Domeninchino, The Judgement of Midas, 1918

Apollo the sun archer. Many stories have been written about him: his birth, the slaying of Python, Hermes stealing Apollo's sacred cows. But today I am going to recount the story of the competition between Apollo and Pan.

One day in Ancient Greece, Apollo and Pan were arguing who was the better musician. Apollo, being the God of music, said that he was superior due to his lyre. Pan argued that his pipes were musically better. Refusing to back down, they agreed on consulting an outside party to judge who was the better musician.  They asked the renowned king Midas to judge the contest.  

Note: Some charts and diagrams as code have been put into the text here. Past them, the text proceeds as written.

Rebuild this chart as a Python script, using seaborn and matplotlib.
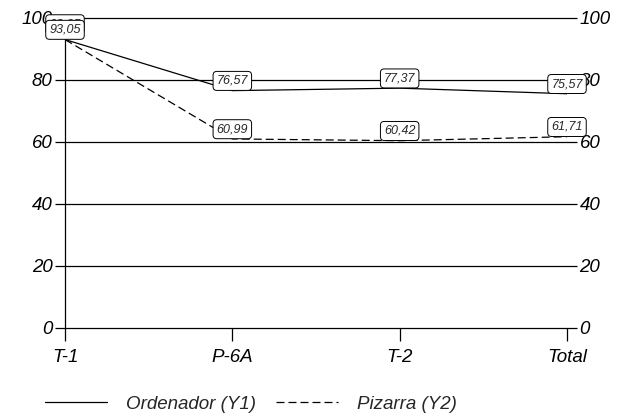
import matplotlib
matplotlib.use("Agg")
import matplotlib.pyplot as plt
import seaborn as sns
import pandas as pd

categories = ["T-1", "P-6A", "T-2", "Total"]
ordenador = [93.05, 76.57, 77.37, 75.57]
pizarra = [93.05, 60.99, 60.42, 61.71]
series_names = ["Ordenador (Y1)", "Pizarra (Y2)"]
y_ticks = [0, 20, 40, 60, 80, 100]

sns.set_theme(style="white")
plt.rcParams["font.family"] = ["Liberation Sans", "DejaVu Sans"]
plt.rcParams["font.style"] = "italic"

df = pd.DataFrame({
    "pos": list(range(len(categories))) * 2,
    "valor": ordenador + pizarra,
    "serie": [series_names[0]] * len(categories) + [series_names[1]] * len(categories),
})

fig = plt.figure(figsize=(6.21, 4.18), dpi=100)
ax = fig.add_axes([65 / 621, 1 - 328 / 418, (567 - 65) / 621, (328 - 18) / 418])

for y in y_ticks:
    ax.axhline(y, color="black", lw=0.9, zorder=1, clip_on=False)

sns.lineplot(data=df, x="pos", y="valor", hue="serie", style="serie",
             palette=["black", "black"],
             dashes={series_names[0]: "", series_names[1]: (6.4, 3.2)},
             lw=0.9, legend=False, ax=ax, zorder=2)

ax.set_xlim(0, len(categories) - 1)
ax.set_ylim(0, 100)
ax.set_xticks(range(len(categories)))
ax.set_xticklabels(categories, fontsize=13.5, style="italic")
ax.set_yticks(y_ticks)
ax.set_yticklabels([str(v) for v in y_ticks], fontsize=13.5, style="italic")
ax.set_xlabel("")
ax.set_ylabel("")
ax.tick_params(axis="y", left=True, right=True, labelright=True,
               length=7, width=0.9, color="black", pad=2, labelcolor="black")
ax.tick_params(axis="x", bottom=True, length=9, width=0.9, color="black",
               pad=6, labelcolor="black")
for side in ["top", "right", "bottom"]:
    ax.spines[side].set_visible(False)
ax.spines["left"].set_color("black")
ax.spines["left"].set_linewidth(0.9)

box = dict(boxstyle="round,pad=0.28,rounding_size=0.3", fc="white",
           ec="black", lw=0.7)

def fmt(v):
    return f"{v:.2f}".replace(".", ",")

# Pizarra labels (first one sits behind the Ordenador label)
for i, v in enumerate(pizarra):
    dy = 11 if i == 0 else 7
    ax.annotate(fmt(v), (i, v), xytext=(0, dy), textcoords="offset points",
                ha="center", va="center", fontsize=9, style="italic",
                bbox=box, zorder=3, annotation_clip=False)
for i, v in enumerate(ordenador):
    ax.annotate(fmt(v), (i, v), xytext=(0, 7), textcoords="offset points",
                ha="center", va="center", fontsize=9, style="italic",
                bbox=box, zorder=4, annotation_clip=False)

# Legend drawn beneath the plot
handles = [
    plt.Line2D([], [], color="black", lw=0.9),
    plt.Line2D([], [], color="black", lw=0.9, dashes=(6.4, 3.2)),
]
fig.legend(handles, series_names, loc="center", bbox_to_anchor=(0.404, 0.033),
           ncol=2, frameon=False, fontsize=13.5, handlelength=3.3,
           columnspacing=1.1, handletextpad=1.0)

fig.savefig("out.png", dpi=100)
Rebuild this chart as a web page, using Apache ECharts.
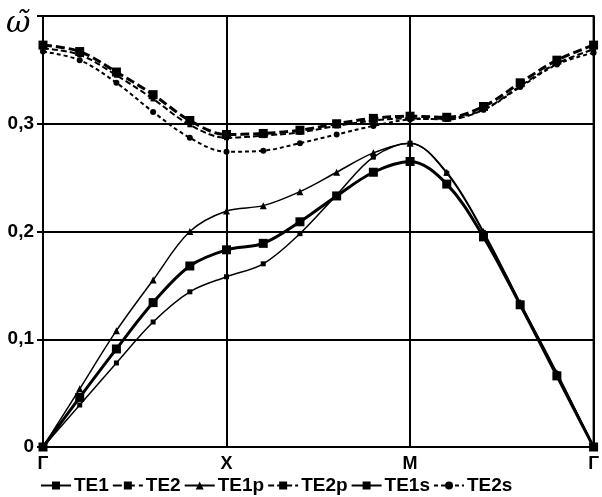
<!DOCTYPE html>
<html>
<head>
<meta charset="utf-8">
<script src="https://cdn.jsdelivr.net/npm/echarts@6/dist/echarts.min.js"></script>
<style>
  html, body { margin: 0; padding: 0; background: #fff; }
  #chart { width: 602px; height: 497px; }
</style>
</head>
<body>
<div id="chart"></div>
<script>
// Position along the Γ–X–M–Γ path (one unit per segment)
const kPath = [0, 0.2, 0.4, 0.6, 0.8, 1, 1.2, 1.4, 1.6, 1.8, 2, 2.2, 2.4, 2.6, 2.8, 3];
const pathLabels = ['Γ', 'X', 'M', 'Γ'];
const yTicks = [0, 0.1, 0.2, 0.3, 0.4];
const bandNames = ['TE1', 'TE2', 'TE1p', 'TE2p', 'TE1s', 'TE2s'];

// Normalised frequencies for each band
const TE1  = [0, 0.046, 0.091, 0.134, 0.168, 0.183, 0.189, 0.209, 0.233, 0.255, 0.265, 0.244, 0.195, 0.132, 0.066, 0];
const TE2  = [0.373, 0.367, 0.348, 0.327, 0.303, 0.290, 0.291, 0.294, 0.300, 0.305, 0.307, 0.306, 0.316, 0.338, 0.359, 0.373];
const TE1p = [0, 0.054, 0.108, 0.155, 0.200, 0.219, 0.224, 0.237, 0.255, 0.273, 0.282, 0.255, 0.200, 0.134, 0.069, 0];
const TE2p = [0.370, 0.364, 0.345, 0.323, 0.299, 0.287, 0.289, 0.292, 0.298, 0.303, 0.305, 0.304, 0.313, 0.335, 0.356, 0.369];
const TE1s = [0, 0.039, 0.078, 0.116, 0.144, 0.158, 0.170, 0.198, 0.234, 0.269, 0.282, 0.254, 0.199, 0.133, 0.068, 0];
const TE2s = [0.367, 0.359, 0.338, 0.311, 0.287, 0.274, 0.275, 0.282, 0.290, 0.298, 0.304, 0.305, 0.313, 0.334, 0.355, 0.366];

const pairs = vals => vals.map((v, i) => [kPath[i], v]);

function band(name, vals, width, dash, symbol, size) {
  return {
    name: name,
    type: 'line',
    data: pairs(vals),
    smooth: 0.35,
    symbol: symbol,
    symbolSize: size,
    showSymbol: true,
    color: '#000',
    itemStyle: { color: '#000', borderWidth: 0 },
    lineStyle: { color: '#000', width: width, type: dash },
    emphasis: { disabled: true },
    animation: false
  };
}

const font = '"Liberation Sans", Arial, sans-serif';
// the short names get a little extra room after them
const legendTail = { TE1: 12, TE2: 12 };

const chart = echarts.init(document.getElementById('chart'));
chart.setOption({
  backgroundColor: '#fff',
  animation: false,
  grid: {
    left: 43, right: 4, top: 16, bottom: 50,
    show: true, borderColor: '#000', borderWidth: 2, backgroundColor: 'transparent'
  },
  xAxis: {
    type: 'value', min: 0, max: 3, interval: 1,
    axisLine: { show: true, lineStyle: { color: '#000', width: 2 } },
    axisTick: { show: false },
    splitLine: { show: true, lineStyle: { color: '#000', width: 2 } },
    axisLabel: {
      color: '#000', fontFamily: font, fontWeight: 'bold', fontSize: 18, margin: 8,
      formatter: v => pathLabels[Math.round(v)] || ''
    }
  },
  yAxis: {
    type: 'value', min: yTicks[0], max: yTicks[yTicks.length - 1], interval: 0.1,
    axisLine: { show: true, lineStyle: { color: '#000', width: 2 } },
    axisTick: { show: true, length: 6, lineStyle: { color: '#000', width: 2 } },
    splitLine: { show: true, lineStyle: { color: '#000', width: 2 } },
    axisLabel: {
      color: '#000', fontFamily: font, fontWeight: 'bold', fontSize: 19, margin: 9,
      formatter: v => (v > 0.35 ? '' : (Math.round(v * 10) / 10).toString().replace('.', ','))
    }
  },
  legend: {
    left: 35, top: 471, itemWidth: 30, itemHeight: 10, itemGap: 3,
    textStyle: { color: '#000', fontFamily: font, fontWeight: 'bold', fontSize: 19 },
    data: bandNames.map(n => ({
      name: n,
      textStyle: { padding: [0, legendTail[n] || 0, 0, -2] }
    }))
  },
  graphic: [{
    type: 'text', left: 6, top: 9,
    style: { text: 'ω\u0303', font: 'italic 30px "DejaVu Serif", "Liberation Serif", serif', fill: '#000' }
  }],
  series: [
    band('TE1', TE1, 3, 'solid', 'rect', 9),
    band('TE2', TE2, 3, [9, 4], 'rect', 9),
    band('TE1p', TE1p, 1.5, 'solid', 'triangle', 7),
    band('TE2p', TE2p, 2, [6, 3], 'rect', 5),
    band('TE1s', TE1s, 1.5, 'solid', 'rect', 5),
    band('TE2s', TE2s, 2, [4, 3], 'circle', 6)
  ]
});
</script>
</body>
</html>
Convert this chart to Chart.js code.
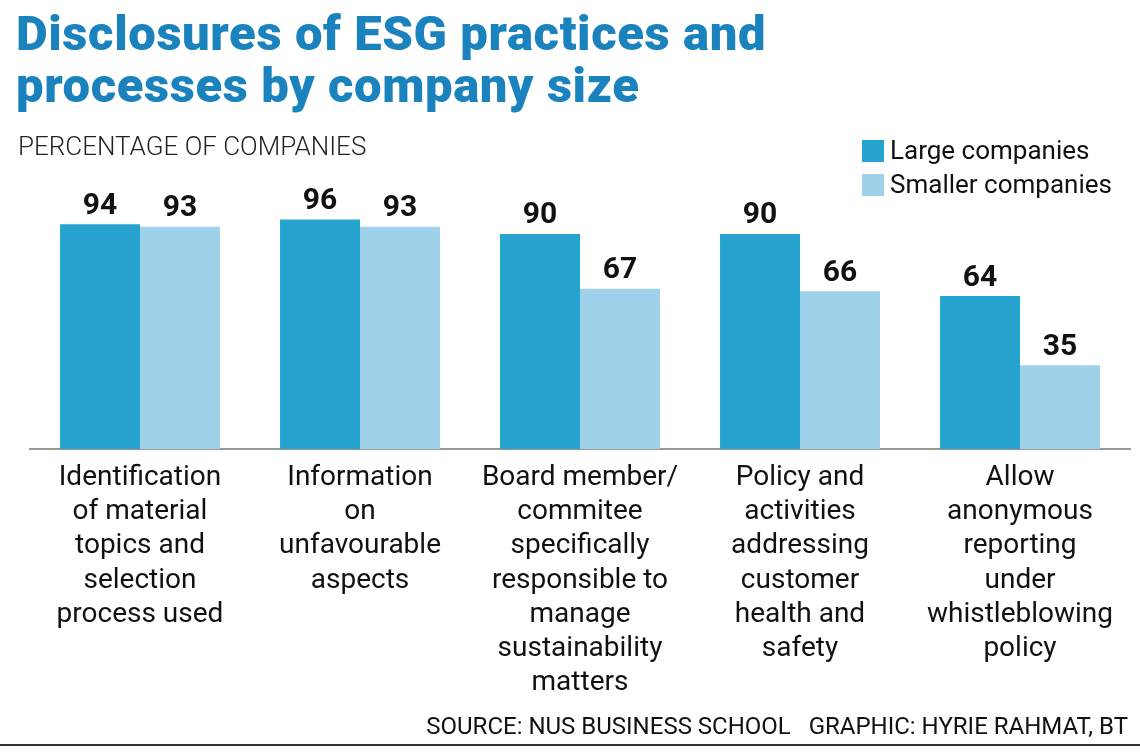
<!DOCTYPE html>
<html><head><meta charset="utf-8">
<script src="https://cdn.jsdelivr.net/npm/chart.js@4/dist/chart.umd.min.js"></script>
<style>
body{margin:0;width:1140px;height:753px;background:#fff;position:relative;overflow:hidden;font-family:Roboto,"Noto Sans",sans-serif}
#t{position:absolute;left:16px;top:8px;font-size:49px;font-weight:900;line-height:52px;color:#1a82bd;letter-spacing:0.6px}
#s{position:absolute;left:18px;top:131px;font-size:26px;font-weight:300;color:#222}
.lg{position:absolute;left:862px;font-size:26px;color:#111}
.lg span{display:inline-block;width:22px;height:22px;vertical-align:-3px;margin-right:6px}
#src{position:absolute;right:12px;top:712px;font-size:24px;color:#111}
#ln{position:absolute;left:0;right:0;top:744px;border-top:2px solid #333}
canvas{position:absolute;left:0;top:0}
</style></head><body>
<canvas id="c" width="1140" height="753"></canvas>
<div id="t">Disclosures of ESG practices and<br>processes by company size</div>
<div id="s">PERCENTAGE OF COMPANIES</div>
<div class="lg" style="top:135px"><span style="background:#27a3cf"></span>Large companies</div>
<div class="lg" style="top:169px"><span style="background:#9fd1ea"></span>Smaller companies</div>
<div id="src">SOURCE: NUS BUSINESS SCHOOL &nbsp; GRAPHIC: HYRIE RAHMAT, BT</div>
<div id="ln"></div>
<script>
const categories=[["Identification","of material","topics and","selection","process used"],["Information","on","unfavourable","aspects"],["Board member/","commitee","specifically","responsible to","manage","sustainability","matters"],["Policy and","activities","addressing","customer","health and","safety"],["Allow","anonymous","reporting","under","whistleblowing","policy"]];
const large=[94,96,90,90,64];
const smaller=[93,93,67,66,35];
const labelPlugin={id:'lbl',afterDatasetsDraw(ch){const x=ch.ctx;x.save();x.font='bold 30px Roboto';x.fillStyle='#111';x.textAlign='center';x.textBaseline='bottom';
ch.data.datasets.forEach((d,i)=>ch.getDatasetMeta(i).data.forEach((b,j)=>x.fillText(d.data[j],b.x,b.y-3)));x.restore();}};
new Chart(document.getElementById('c'),{type:'bar',
data:{labels:categories,datasets:[{data:large,backgroundColor:'#27a3cf'},{data:smaller,backgroundColor:'#9fd1ea'}]},
options:{responsive:false,animation:false,layout:{padding:{top:210,left:30,right:10,bottom:0}},
plugins:{legend:{display:false},tooltip:{enabled:false}},
datasets:{bar:{categoryPercentage:0.727,barPercentage:1}},
scales:{y:{display:false,min:0,max:100},
x:{afterFit(s){s.height=304},grid:{display:false},border:{color:'#999',width:2},
ticks:{color:'#111',maxRotation:0,autoSkip:false,padding:4,font:{family:'Roboto',size:28,lineHeight:1.22}}}}},
plugins:[labelPlugin]});
</script></body></html>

For the competition, Apollo played the most graceful tune on his lyre.  Pan played a quick and flighty tune on his pipes.  Unable to decide who was the superior musician, Midas made both of them perform again, but this time with their instruments upside down.  Pan did so and his music closely resembled that of before.  But when Apollo played his piece with his lyre upside down, the music sounded garbled and discordant.  Midas decreed Pan to be the winner.  Apollo, infuriated by this, shouted, "You have the ears of an ass to think Pan the winner" and thus Midas's ears become those of a donkey.  Midas attempted to hide them by wearing a large cap, but his ears were eventually known to all after his barber blabbed.

In The School of Athens, Raphael attempts to unite the arts and the sciences.  On the left half of the painting, a statue of Apollo resides in an alcove in the wall while Athena sits on an alcove on the right half.  Apollo, the  god of music, contrasts in essence that of Athena as she was the goddess of knowledge and therefore science. Raphael pays tribute to both gods through his depiction of them.